The novel is difficult to describe in that it presents an unlikely and compelling portrait of one woman’s attempt to prevent black shirted British fascists from summoning primordial power in order to reorder time and human history as the Blitz begins in wartime Britain, balancing apocalyptic celestial intervention with a convincing human narrative.
It’s a lot to contend with for any central character and a heck of a read.
I heard the author, Francis Spufford, interviewed, and thought I’d probably like a book by a fan of Britain’s Inklings, a writer in the mode of C.S. Lewis with a bone to pick with the author who abandoned one of Narnia’s first explorers, Susan Pavensi, “…no longer a friend of Narnia”, absented from the Last Battle because “…she’s interested in nothing now-a-days except nylons, and lipstick, and invitations.”
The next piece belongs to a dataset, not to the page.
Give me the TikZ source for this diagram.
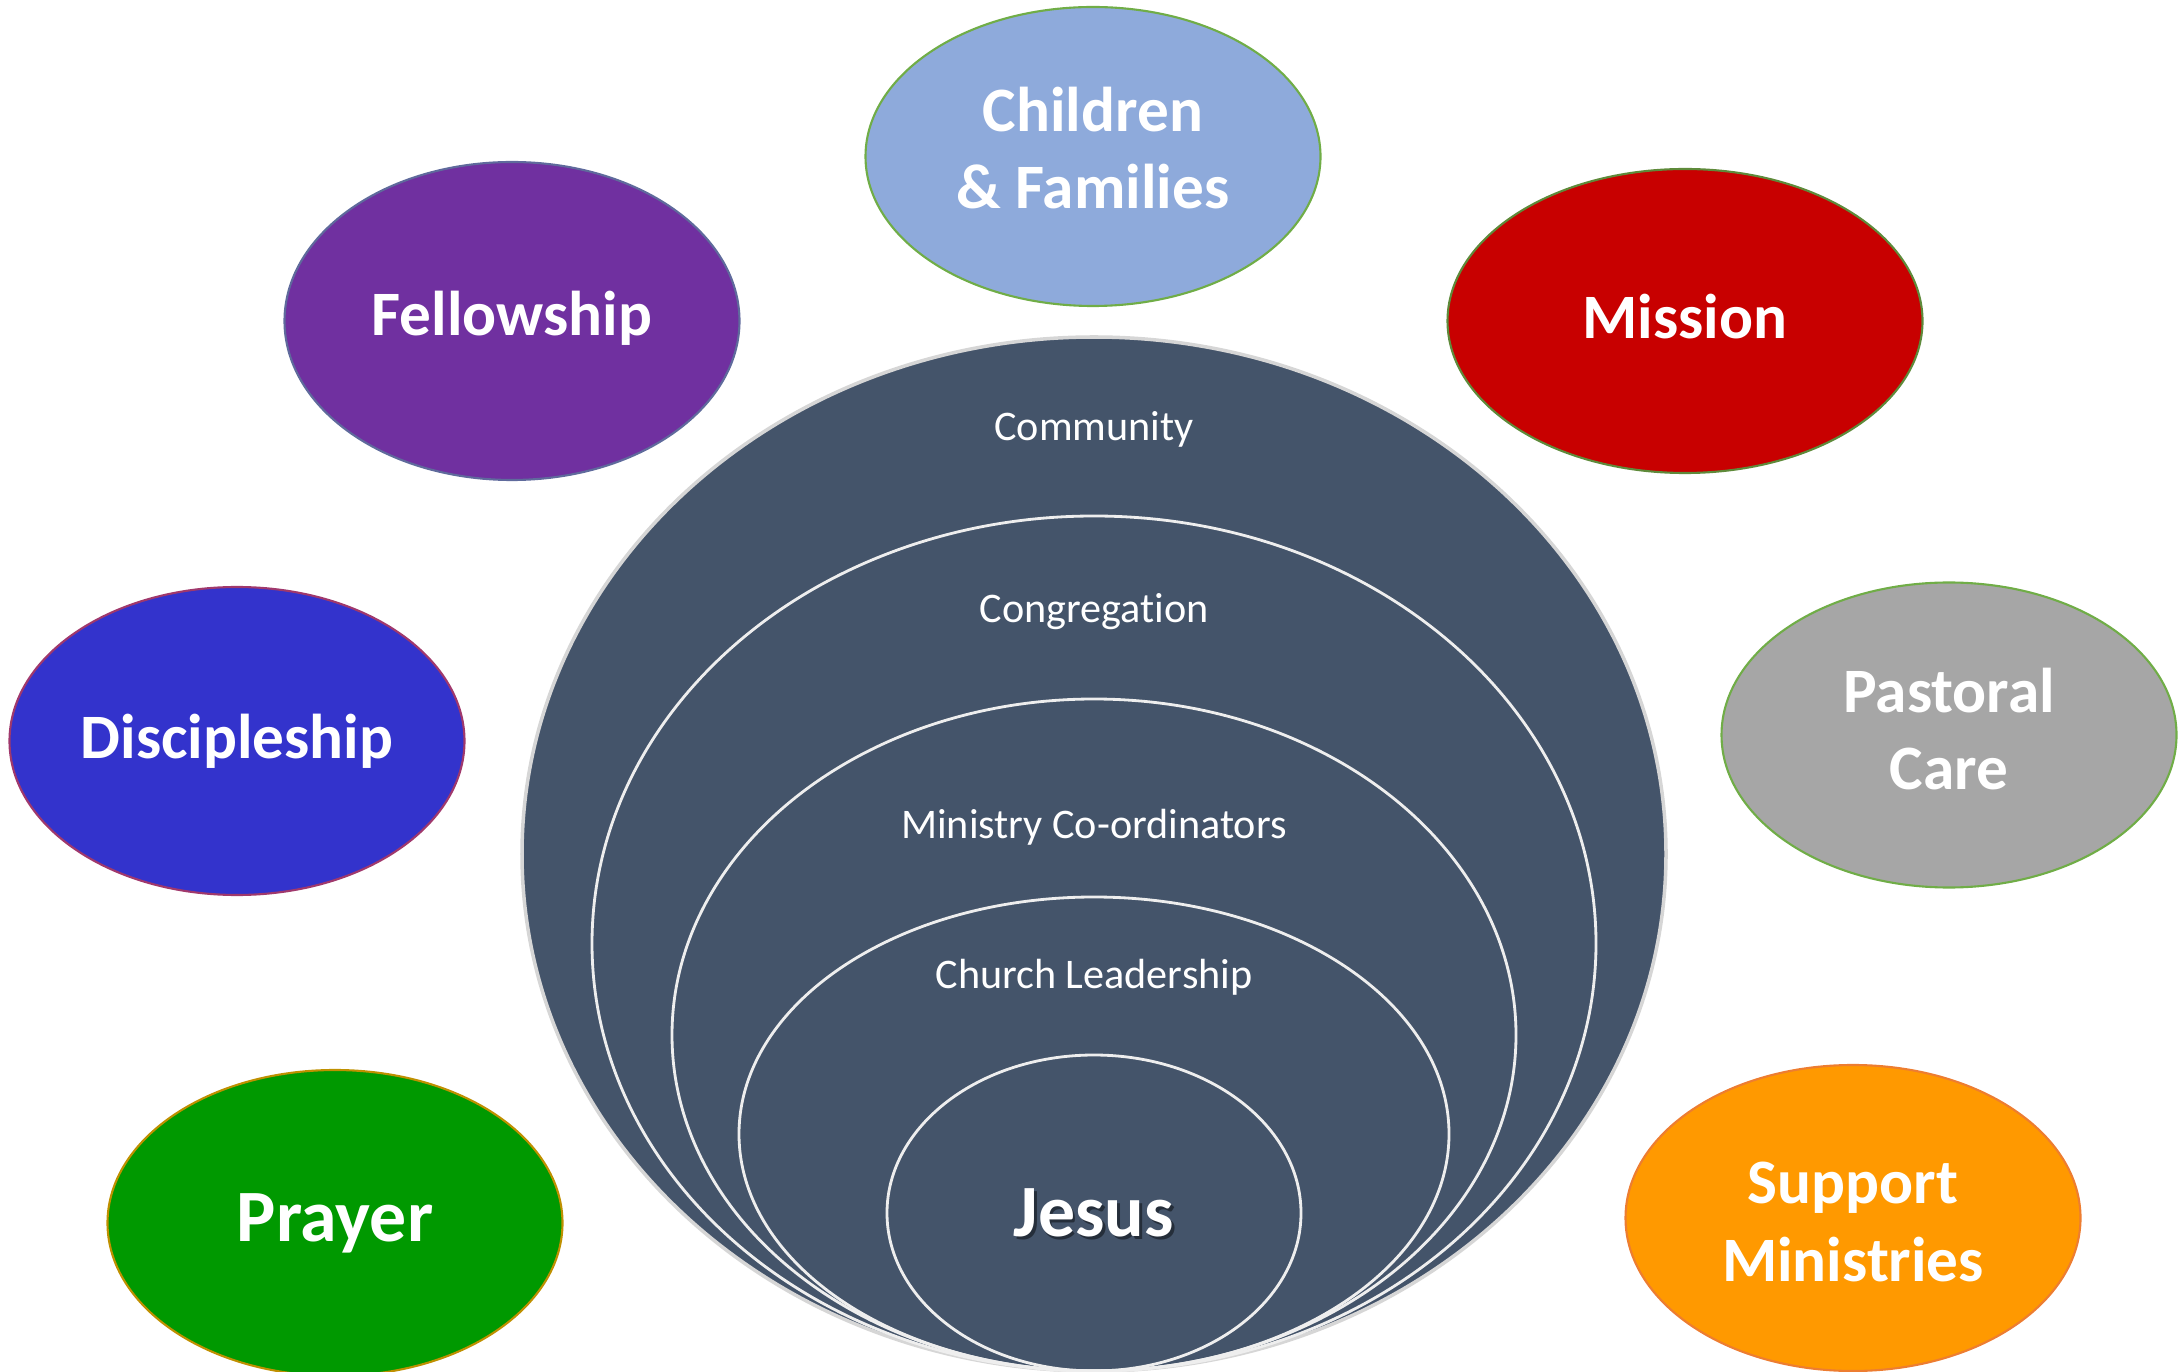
\documentclass[tikz,border=0pt]{standalone}
\usepackage{fontspec}
\setmainfont{Carlito}[Ligatures=NoCommon]
\usetikzlibrary{shapes.geometric}

\definecolor{slate}{HTML}{44546A}
\definecolor{ringline}{HTML}{EEEEEE}
\definecolor{rimline}{HTML}{D6D6D6}
\definecolor{childfill}{HTML}{8EAADB}
\definecolor{leafgreen}{HTML}{70AD47}
\definecolor{fellowfill}{HTML}{7030A0}
\definecolor{fellowline}{HTML}{5F6A9C}
\definecolor{missionfill}{HTML}{C80000}
\definecolor{missionline}{HTML}{5E8A3A}
\definecolor{discfill}{HTML}{3333CC}
\definecolor{discline}{HTML}{A0386C}
\definecolor{carefill}{HTML}{A6A6A6}
\definecolor{prayerfill}{HTML}{009900}
\definecolor{prayerline}{HTML}{BF9000}
\definecolor{supportfill}{HTML}{FF9900}
\definecolor{supportline}{HTML}{ED7D31}

\begin{document}
\begin{tikzpicture}[
    bubble/.style={ellipse, inner sep=0pt, minimum width=4.55cm, line width=0.6pt},
    tag/.style={text=white, align=center, font=\fontsize{18}{22}\selectfont\bfseries},
    ring/.style={draw=ringline, line width=0.8pt},
    layer/.style={text=white, font=\fontsize{12}{14}\selectfont}]
\useasboundingbox (0,0) rectangle (21.82,-13.72);

% stacked circles, all touching at the bottom
\fill[slate] (10.94,-8.54) ellipse [x radius=5.72, y radius=5.17];
\draw[rimline, line width=1pt] (10.94,-8.54) ellipse [x radius=5.72, y radius=5.17];
\draw[ring] (10.94,-9.435) ellipse [x radius=5.02, y radius=4.275];
\draw[ring] (10.94,-10.35) ellipse [x radius=4.22, y radius=3.36];
\draw[ring] (10.94,-11.34) ellipse [x radius=3.55, y radius=2.37];
\draw[ring] (10.94,-12.13) ellipse [x radius=2.07, y radius=1.58];

\node[layer] (community) at (10.94,-4.29) {Community};
\node[layer] (congregation) at (10.94,-6.12) {Congregation};
\node[layer] (coordinators) at (10.94,-8.27) {Ministry Co-ordinators};
\node[layer] (leadership) at (10.94,-9.77) {Church Leadership};
\node[text=black, opacity=0.45, font=\fontsize{21}{25}\selectfont\bfseries] (jesusshadow) at (10.965,-12.155) {Jesus};
\node[text=white, font=\fontsize{21}{25}\selectfont\bfseries] (jesus) at (10.94,-12.13) {Jesus};

% ministry areas round the outside
\node[bubble, fill=childfill, draw=leafgreen, minimum height=2.99cm] (children) at (10.93,-1.565) {};
\node[bubble, fill=fellowfill, draw=fellowline, minimum height=3.18cm] (fellowship) at (5.12,-3.21) {};
\node[bubble, fill=missionfill, draw=missionline, minimum width=4.75cm, minimum height=3.04cm] (mission) at (16.85,-3.21) {};
\node[bubble, fill=discfill, draw=discline, minimum height=3.08cm] (discipleship) at (2.37,-7.41) {};
\node[bubble, fill=carefill, draw=leafgreen, minimum height=3.05cm] (pastoral) at (19.49,-7.35) {};
\node[bubble, fill=prayerfill, draw=prayerline, minimum height=3.06cm] (prayer) at (3.35,-12.23) {};
\node[bubble, fill=supportfill, draw=supportline, minimum height=3.06cm] (support) at (18.53,-12.18) {};

\node[tag] (childrentag) at ([yshift=0.85mm]children) {Children\\\& Families};
\node[tag] (fellowshiptag) at ([yshift=0.3mm]fellowship) {Fellowship};
\node[tag] (missiontag) at ([yshift=0.4mm]mission) {Mission};
\node[tag] (discipleshiptag) at (discipleship) {Discipleship};
\node[tag] (pastoraltag) at ([yshift=0.6mm]pastoral) {Pastoral\\Care};
\node[tag, font=\fontsize{21}{25}\selectfont\bfseries] (prayertag) at (prayer) {Prayer};
\node[tag] (supporttag) at ([yshift=-0.4mm]support) {Support\\Ministries};

\end{tikzpicture}
\end{document}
Iris Hawkins, Nonesuch’s central character, is smart, ambitious, and absolutely cares about nylons, lipstick, invitations, and lots of sex, and she’s at the heart of this version of Britain’s last battle.
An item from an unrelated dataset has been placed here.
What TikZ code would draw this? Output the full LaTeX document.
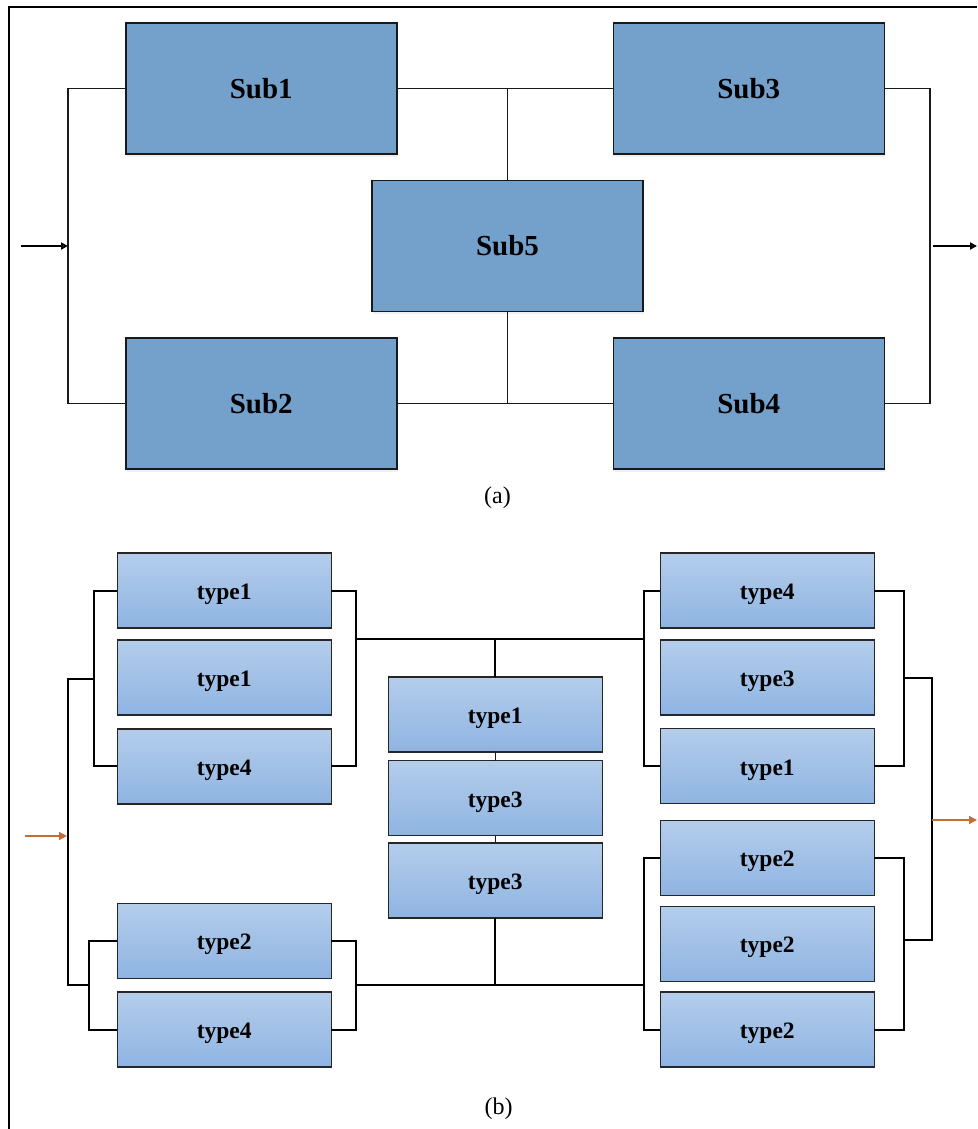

Without getting into the transcendental geometry/geography of this cross-dimensional warscape, Iris has a moment away from combat on Christmas Eve in 1940 as she walks through rubble to The Old Church on the Thames embankment. The description of that experience managed to take me out of my daily descent into weltschmerz and grinding pessimism about the future. I thought it might be of use to other similarly bruised souls as the degradation of democracy and decency continues without pause.
The church is silent and crowded. Crammed into pews are the wealthy, the titled, officers and enlisted men, shopkeepers, cleaners, bohemians with shaggy hair, railway workers, secretaries.
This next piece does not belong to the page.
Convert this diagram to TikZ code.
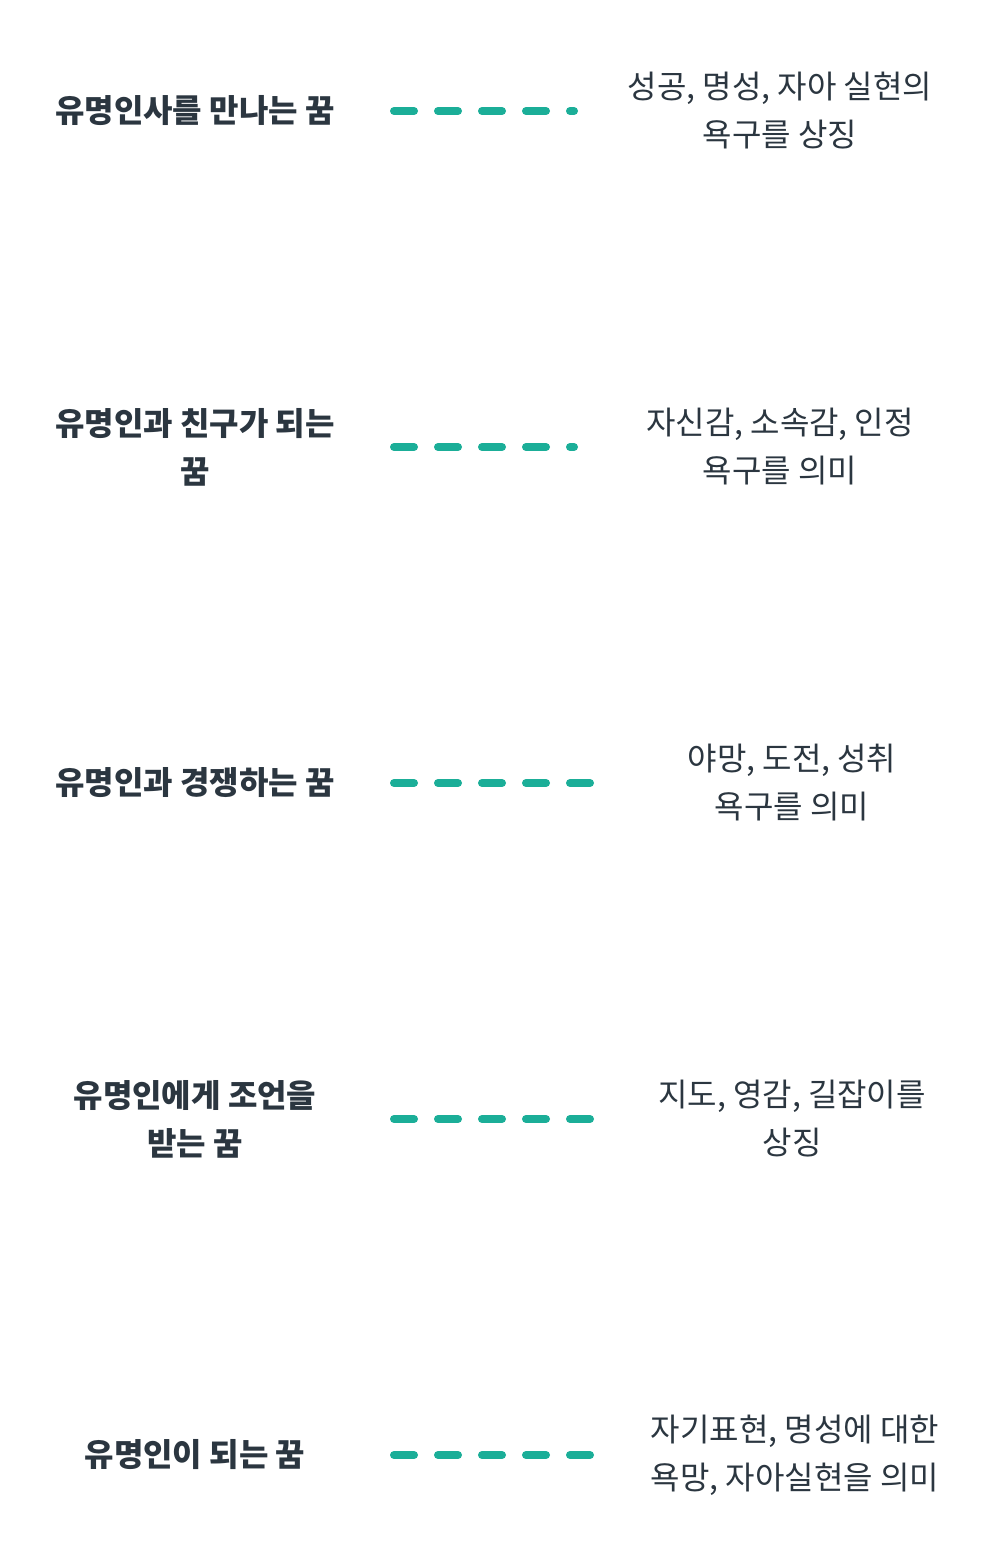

“Kinds of people not usually crowded together, but commonly marked now, if you looked closely in the candlelight, with the strain of the last months… the retired general with skin as rough and gray with fatigue as the meat porter’s. The common flesh declared itself, and for once the different clothes looked more like costumes, all of them looser and worse-fitting than they had been before, picked arbitrarily off the rack and flung to the first person who caught them. Who’ll be the general tonight? Who’ll be the dustman? Who’ll be the duchess?”
“Smiles between strangers, an awkward good will. A speculative suspicion traveling from eye to eye, that there might be some other way altogether, some essential and unaccustomed way, of seeing these rivalrous animals you stood among, this rivalrous animal that you were yourself. Some other thing they all were, or might be, if you could but know it.”
A rag-tag choir, spinsters, young officers, a leonine bass, a few boy choristers sing In The Bleak Midwinter. Iris weeps as she hears the stanza:
What can I give Him,
Poor as I am?
If I were a shepard,
I would give a lamb.
If I were a wise man,
I would know my part,
Yet what can I give Him-
I must give my heart.
She wonders as she cries, not for the old story of the baby in the manger, at least not directly.
“It was something about a new beginning in a bad time, in a hard winter. A tender thing, a delicate thing, had just come into the world …The robes on the vicar and the choir, the midnight-best outfits of the posh congregation and the less posh congregation – all of it would rip and burn, or if it lasted through the war would fade and tatter, undone by time as thoroughly in the end as it would have been by blast or flames.”
In the moment, they were putting their faith in promises they didn’t know could be kept. Promises with no guarantee of safety, or of happy endings, any more than there was a happy ending for the baby in the manger. And yet they were trying to trust them anyway.”
“We’re breakable and our walls might as well be made of glass. Anything might happen. Moment to moment, anything at all. But by now, she thought, glancing at the faces, everyone here knew that. This was hope not delusion.
They were singing the walls up, that was what they were doing. They were making a shelter with their voices, by candlelight, in which vulnerable things, innocent things, new things could at least be hoped for. No guarantees.”
I’m afraid that vulnerable things, innocent things have been lost in the last year, that there were far fewer guarantees than I had believed, but for a few moments, lost in a book, I remembered what hope felt like and I remembered the conviction that rivalrous animals might be something other than the creatures we have become in this, our time of testing.